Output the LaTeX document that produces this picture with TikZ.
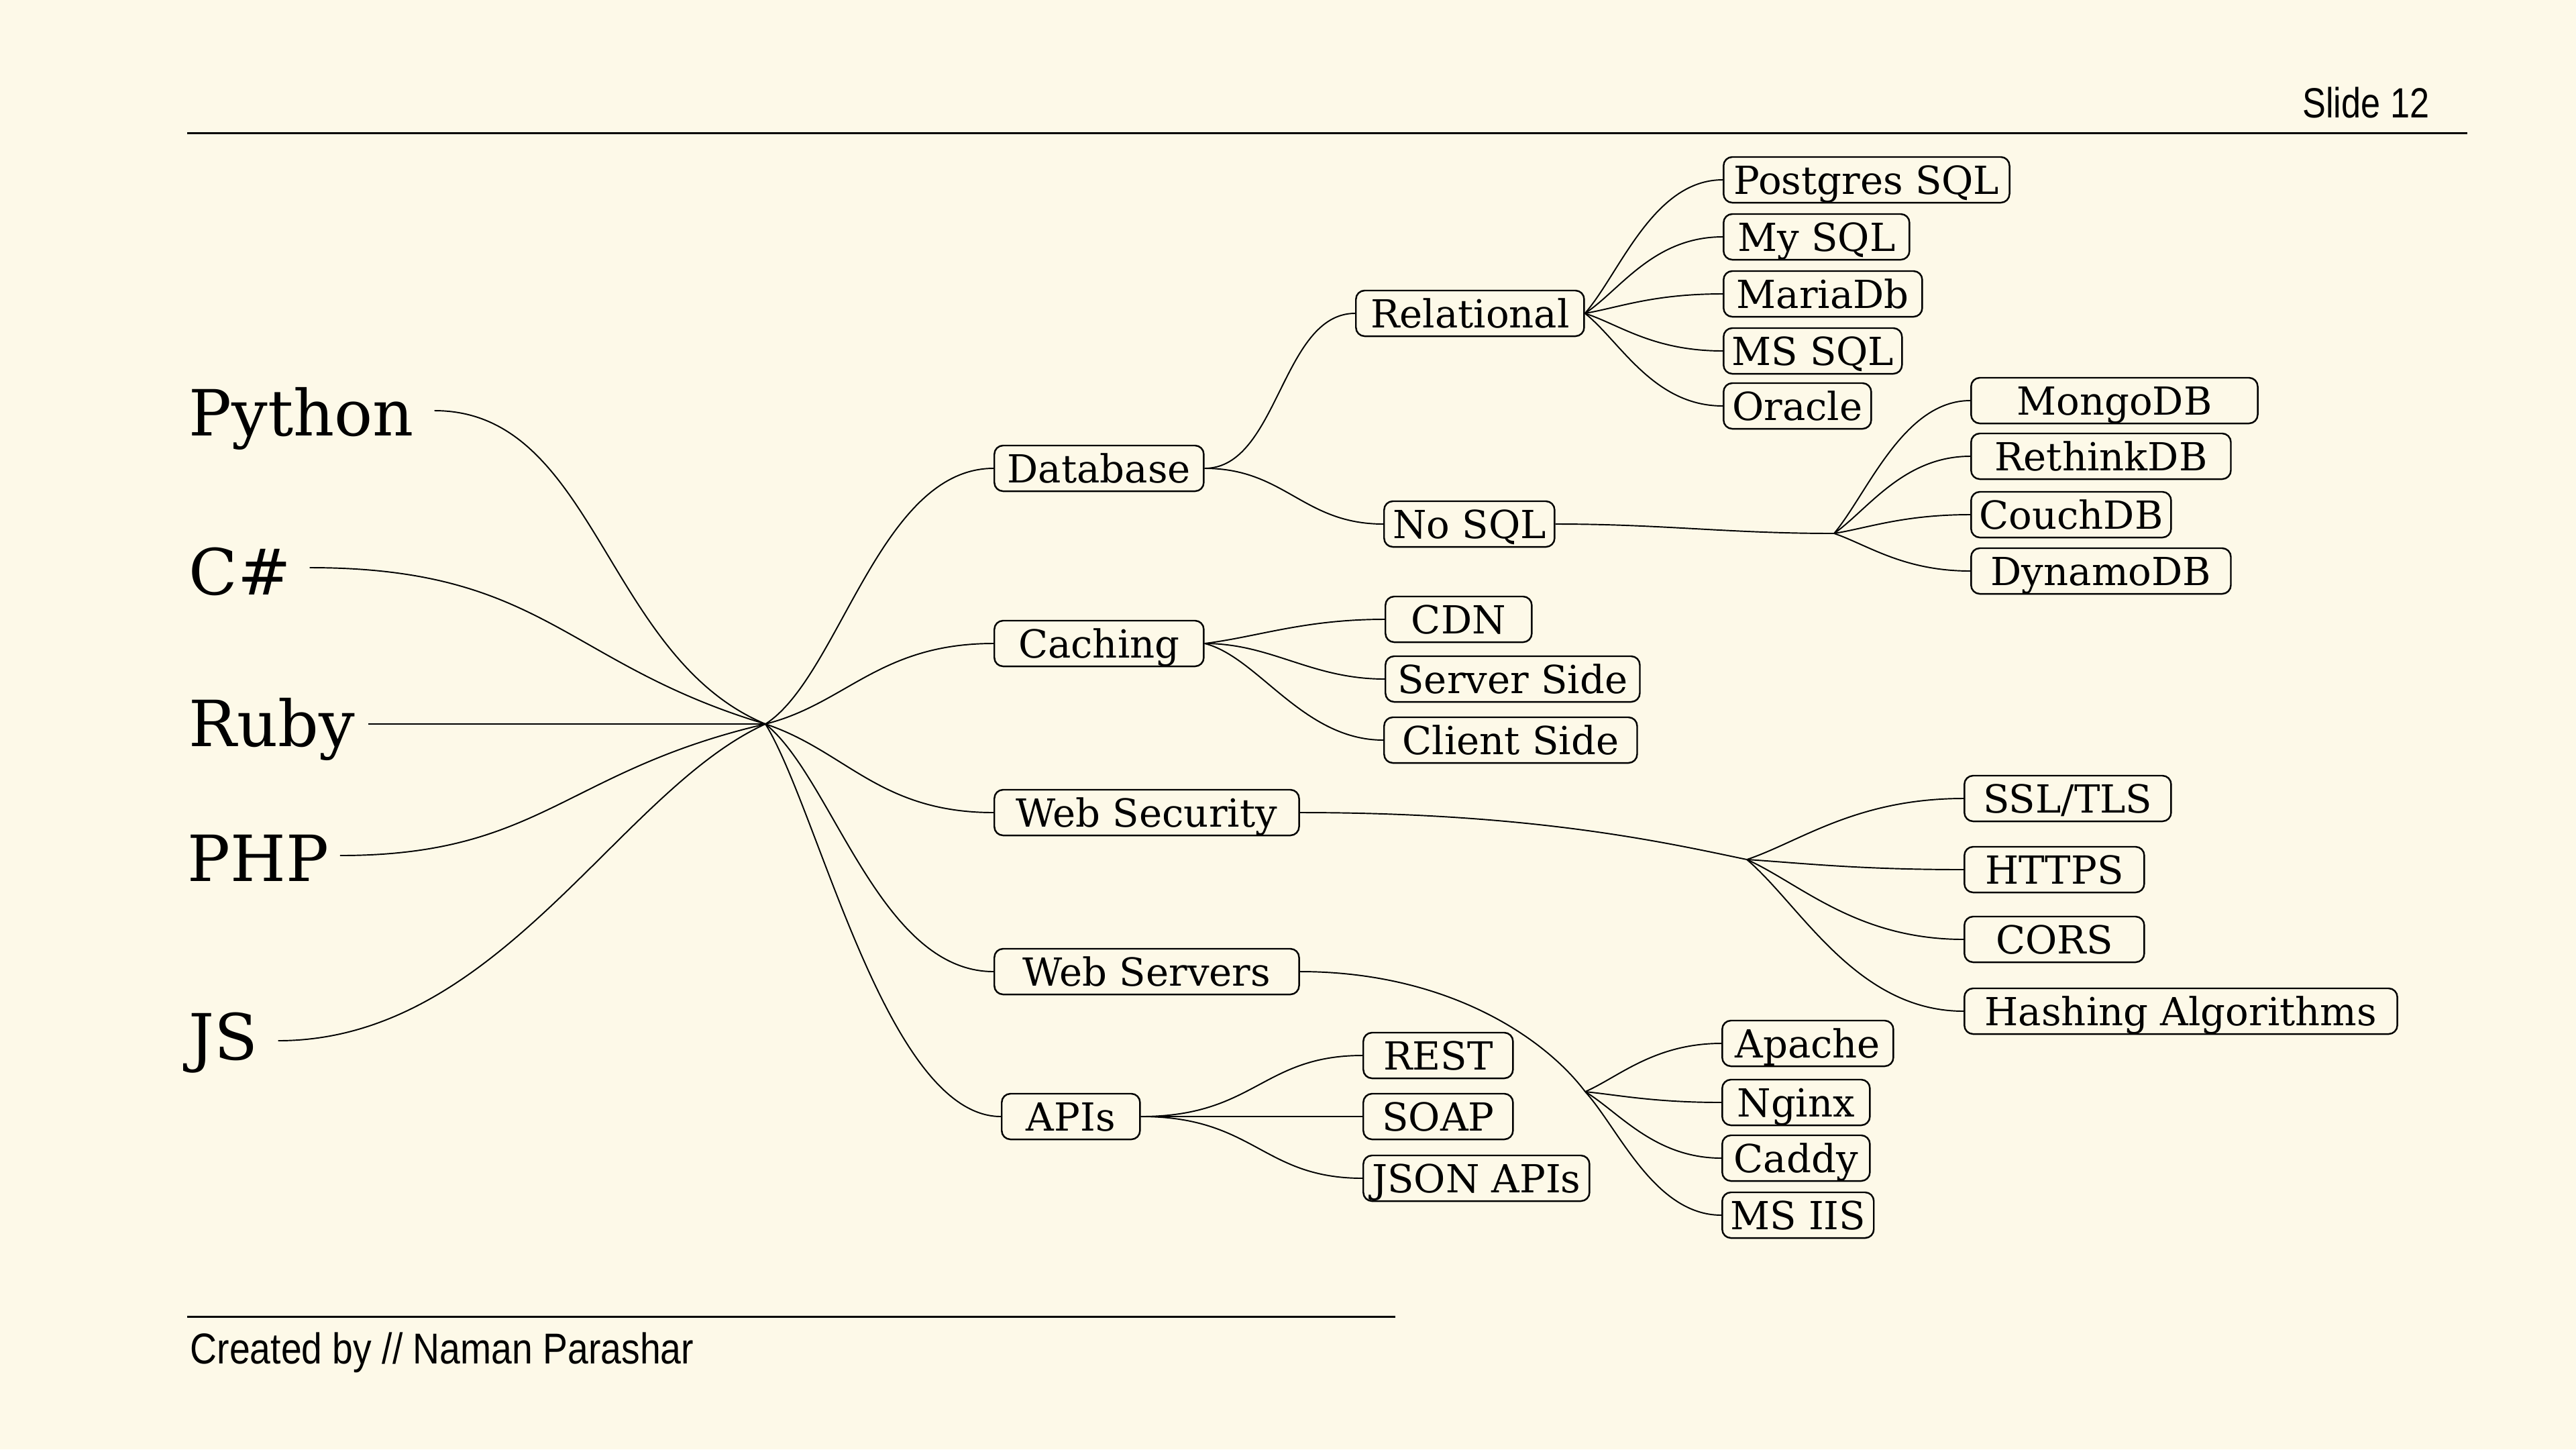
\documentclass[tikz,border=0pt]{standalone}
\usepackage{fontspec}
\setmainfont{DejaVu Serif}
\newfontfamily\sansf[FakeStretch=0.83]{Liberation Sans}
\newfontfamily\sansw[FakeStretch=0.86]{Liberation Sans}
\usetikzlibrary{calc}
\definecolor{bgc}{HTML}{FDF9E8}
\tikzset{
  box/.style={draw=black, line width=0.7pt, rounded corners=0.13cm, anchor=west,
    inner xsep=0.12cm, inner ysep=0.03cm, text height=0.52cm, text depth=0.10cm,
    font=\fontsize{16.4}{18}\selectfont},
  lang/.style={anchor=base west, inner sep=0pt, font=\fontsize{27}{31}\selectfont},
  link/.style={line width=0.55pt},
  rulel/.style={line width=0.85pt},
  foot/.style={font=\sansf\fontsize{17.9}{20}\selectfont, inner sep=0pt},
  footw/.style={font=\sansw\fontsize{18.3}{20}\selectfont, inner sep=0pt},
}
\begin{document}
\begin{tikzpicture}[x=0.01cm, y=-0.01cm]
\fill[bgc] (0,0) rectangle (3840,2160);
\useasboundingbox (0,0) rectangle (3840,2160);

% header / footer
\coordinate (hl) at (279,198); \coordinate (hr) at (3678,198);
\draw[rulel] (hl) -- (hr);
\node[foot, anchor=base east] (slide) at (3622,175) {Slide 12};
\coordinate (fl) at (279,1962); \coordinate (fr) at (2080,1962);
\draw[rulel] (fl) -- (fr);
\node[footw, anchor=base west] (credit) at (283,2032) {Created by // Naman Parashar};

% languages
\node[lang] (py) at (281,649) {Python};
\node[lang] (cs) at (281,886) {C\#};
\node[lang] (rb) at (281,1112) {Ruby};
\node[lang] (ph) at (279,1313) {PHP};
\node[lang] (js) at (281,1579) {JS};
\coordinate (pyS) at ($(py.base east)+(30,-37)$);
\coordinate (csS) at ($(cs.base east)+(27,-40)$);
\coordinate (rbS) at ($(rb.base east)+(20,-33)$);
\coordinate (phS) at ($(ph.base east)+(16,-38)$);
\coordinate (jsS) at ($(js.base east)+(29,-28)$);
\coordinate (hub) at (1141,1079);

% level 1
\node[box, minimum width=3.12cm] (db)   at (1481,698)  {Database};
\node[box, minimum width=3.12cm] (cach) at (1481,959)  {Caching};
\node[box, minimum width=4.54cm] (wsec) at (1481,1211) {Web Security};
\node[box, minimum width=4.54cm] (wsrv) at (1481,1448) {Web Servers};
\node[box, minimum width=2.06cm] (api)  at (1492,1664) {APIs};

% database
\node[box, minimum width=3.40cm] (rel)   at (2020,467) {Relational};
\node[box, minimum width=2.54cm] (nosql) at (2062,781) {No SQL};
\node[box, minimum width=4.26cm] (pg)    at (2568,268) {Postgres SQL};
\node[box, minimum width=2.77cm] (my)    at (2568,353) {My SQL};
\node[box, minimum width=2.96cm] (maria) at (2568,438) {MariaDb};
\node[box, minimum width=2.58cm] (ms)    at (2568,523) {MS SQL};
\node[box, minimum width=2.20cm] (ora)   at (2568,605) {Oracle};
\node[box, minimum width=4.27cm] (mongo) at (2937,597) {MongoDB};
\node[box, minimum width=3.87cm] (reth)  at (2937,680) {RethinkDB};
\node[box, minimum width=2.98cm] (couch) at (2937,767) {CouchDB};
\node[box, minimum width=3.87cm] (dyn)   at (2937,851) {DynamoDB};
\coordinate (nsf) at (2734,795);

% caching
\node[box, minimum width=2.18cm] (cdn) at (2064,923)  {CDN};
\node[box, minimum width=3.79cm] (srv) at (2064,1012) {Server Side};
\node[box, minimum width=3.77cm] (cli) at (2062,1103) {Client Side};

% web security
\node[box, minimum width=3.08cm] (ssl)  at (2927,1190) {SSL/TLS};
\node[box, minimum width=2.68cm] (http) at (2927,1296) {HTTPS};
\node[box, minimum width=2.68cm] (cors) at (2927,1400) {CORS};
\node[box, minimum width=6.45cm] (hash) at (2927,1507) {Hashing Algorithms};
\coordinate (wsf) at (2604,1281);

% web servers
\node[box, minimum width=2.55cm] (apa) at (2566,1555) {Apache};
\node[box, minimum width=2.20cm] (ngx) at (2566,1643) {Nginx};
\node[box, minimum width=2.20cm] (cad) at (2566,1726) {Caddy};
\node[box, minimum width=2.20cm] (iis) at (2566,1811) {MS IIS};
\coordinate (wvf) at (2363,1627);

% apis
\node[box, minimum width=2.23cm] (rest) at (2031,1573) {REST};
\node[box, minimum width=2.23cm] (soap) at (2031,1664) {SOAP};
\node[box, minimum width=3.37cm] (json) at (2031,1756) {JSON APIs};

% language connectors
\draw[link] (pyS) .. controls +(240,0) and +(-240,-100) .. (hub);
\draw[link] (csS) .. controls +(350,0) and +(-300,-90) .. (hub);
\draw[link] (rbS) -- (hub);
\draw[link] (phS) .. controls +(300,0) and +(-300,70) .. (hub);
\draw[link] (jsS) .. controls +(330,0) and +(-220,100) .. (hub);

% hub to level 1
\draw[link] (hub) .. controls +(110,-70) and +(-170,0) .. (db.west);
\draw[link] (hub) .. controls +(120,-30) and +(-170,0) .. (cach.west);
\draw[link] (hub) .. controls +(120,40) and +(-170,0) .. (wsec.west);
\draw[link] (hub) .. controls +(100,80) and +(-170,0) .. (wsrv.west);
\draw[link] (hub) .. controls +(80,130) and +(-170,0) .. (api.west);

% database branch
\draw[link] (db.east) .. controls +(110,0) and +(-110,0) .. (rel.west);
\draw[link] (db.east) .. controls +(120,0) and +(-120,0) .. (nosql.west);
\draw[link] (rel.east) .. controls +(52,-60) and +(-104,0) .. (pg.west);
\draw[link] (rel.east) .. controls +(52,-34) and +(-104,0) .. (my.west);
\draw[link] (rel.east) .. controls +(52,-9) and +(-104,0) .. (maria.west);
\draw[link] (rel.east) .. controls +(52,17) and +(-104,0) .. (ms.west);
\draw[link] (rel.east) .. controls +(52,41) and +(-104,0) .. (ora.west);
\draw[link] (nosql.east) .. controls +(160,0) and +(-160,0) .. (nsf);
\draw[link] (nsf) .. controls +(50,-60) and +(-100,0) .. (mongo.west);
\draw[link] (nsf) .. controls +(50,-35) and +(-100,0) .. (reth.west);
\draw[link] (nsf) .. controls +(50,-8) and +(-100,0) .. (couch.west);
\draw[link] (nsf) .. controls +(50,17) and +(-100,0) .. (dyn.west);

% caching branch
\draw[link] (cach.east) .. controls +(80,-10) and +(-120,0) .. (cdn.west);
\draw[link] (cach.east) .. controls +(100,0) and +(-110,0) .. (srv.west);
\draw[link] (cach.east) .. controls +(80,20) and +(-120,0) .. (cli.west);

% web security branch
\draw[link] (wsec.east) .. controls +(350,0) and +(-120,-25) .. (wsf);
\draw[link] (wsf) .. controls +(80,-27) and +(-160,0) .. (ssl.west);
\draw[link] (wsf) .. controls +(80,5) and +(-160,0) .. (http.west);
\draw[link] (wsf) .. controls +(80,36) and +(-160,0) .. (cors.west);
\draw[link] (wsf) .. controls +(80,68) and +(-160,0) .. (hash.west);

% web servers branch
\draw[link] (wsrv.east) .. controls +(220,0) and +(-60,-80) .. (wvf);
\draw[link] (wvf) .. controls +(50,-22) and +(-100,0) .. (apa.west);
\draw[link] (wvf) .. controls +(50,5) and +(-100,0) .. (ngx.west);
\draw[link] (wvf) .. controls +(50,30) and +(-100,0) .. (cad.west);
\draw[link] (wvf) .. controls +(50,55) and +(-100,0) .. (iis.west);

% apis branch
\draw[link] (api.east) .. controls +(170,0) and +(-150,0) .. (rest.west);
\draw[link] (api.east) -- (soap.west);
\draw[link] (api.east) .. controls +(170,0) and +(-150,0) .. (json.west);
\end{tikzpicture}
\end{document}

### WHAT IS ASKED
Leave the pictures out and please restate exactly the lines running from the start of the material through the one with "anchor=base west] (credit)".

### TASK RESULT
Output the LaTeX document that produces this picture with TikZ.
\documentclass[tikz,border=0pt]{standalone}
\usepackage{fontspec}
\setmainfont{DejaVu Serif}
\newfontfamily\sansf[FakeStretch=0.83]{Liberation Sans}
\newfontfamily\sansw[FakeStretch=0.86]{Liberation Sans}
\usetikzlibrary{calc}
\definecolor{bgc}{HTML}{FDF9E8}
\tikzset{
  box/.style={draw=black, line width=0.7pt, rounded corners=0.13cm, anchor=west,
    inner xsep=0.12cm, inner ysep=0.03cm, text height=0.52cm, text depth=0.10cm,
    font=\fontsize{16.4}{18}\selectfont},
  lang/.style={anchor=base west, inner sep=0pt, font=\fontsize{27}{31}\selectfont},
  link/.style={line width=0.55pt},
  rulel/.style={line width=0.85pt},
  foot/.style={font=\sansf\fontsize{17.9}{20}\selectfont, inner sep=0pt},
  footw/.style={font=\sansw\fontsize{18.3}{20}\selectfont, inner sep=0pt},
}
\begin{document}
\begin{tikzpicture}[x=0.01cm, y=-0.01cm]
\fill[bgc] (0,0) rectangle (3840,2160);
\useasboundingbox (0,0) rectangle (3840,2160);

% header / footer
\coordinate (hl) at (279,198); \coordinate (hr) at (3678,198);
\draw[rulel] (hl) -- (hr);
\node[foot, anchor=base east] (slide) at (3622,175) {Slide 12};
\coordinate (fl) at (279,1962); \coordinate (fr) at (2080,1962);
\draw[rulel] (fl) -- (fr);
\node[footw, anchor=base west] (credit) at (283,2032) {Created by // Naman Parashar};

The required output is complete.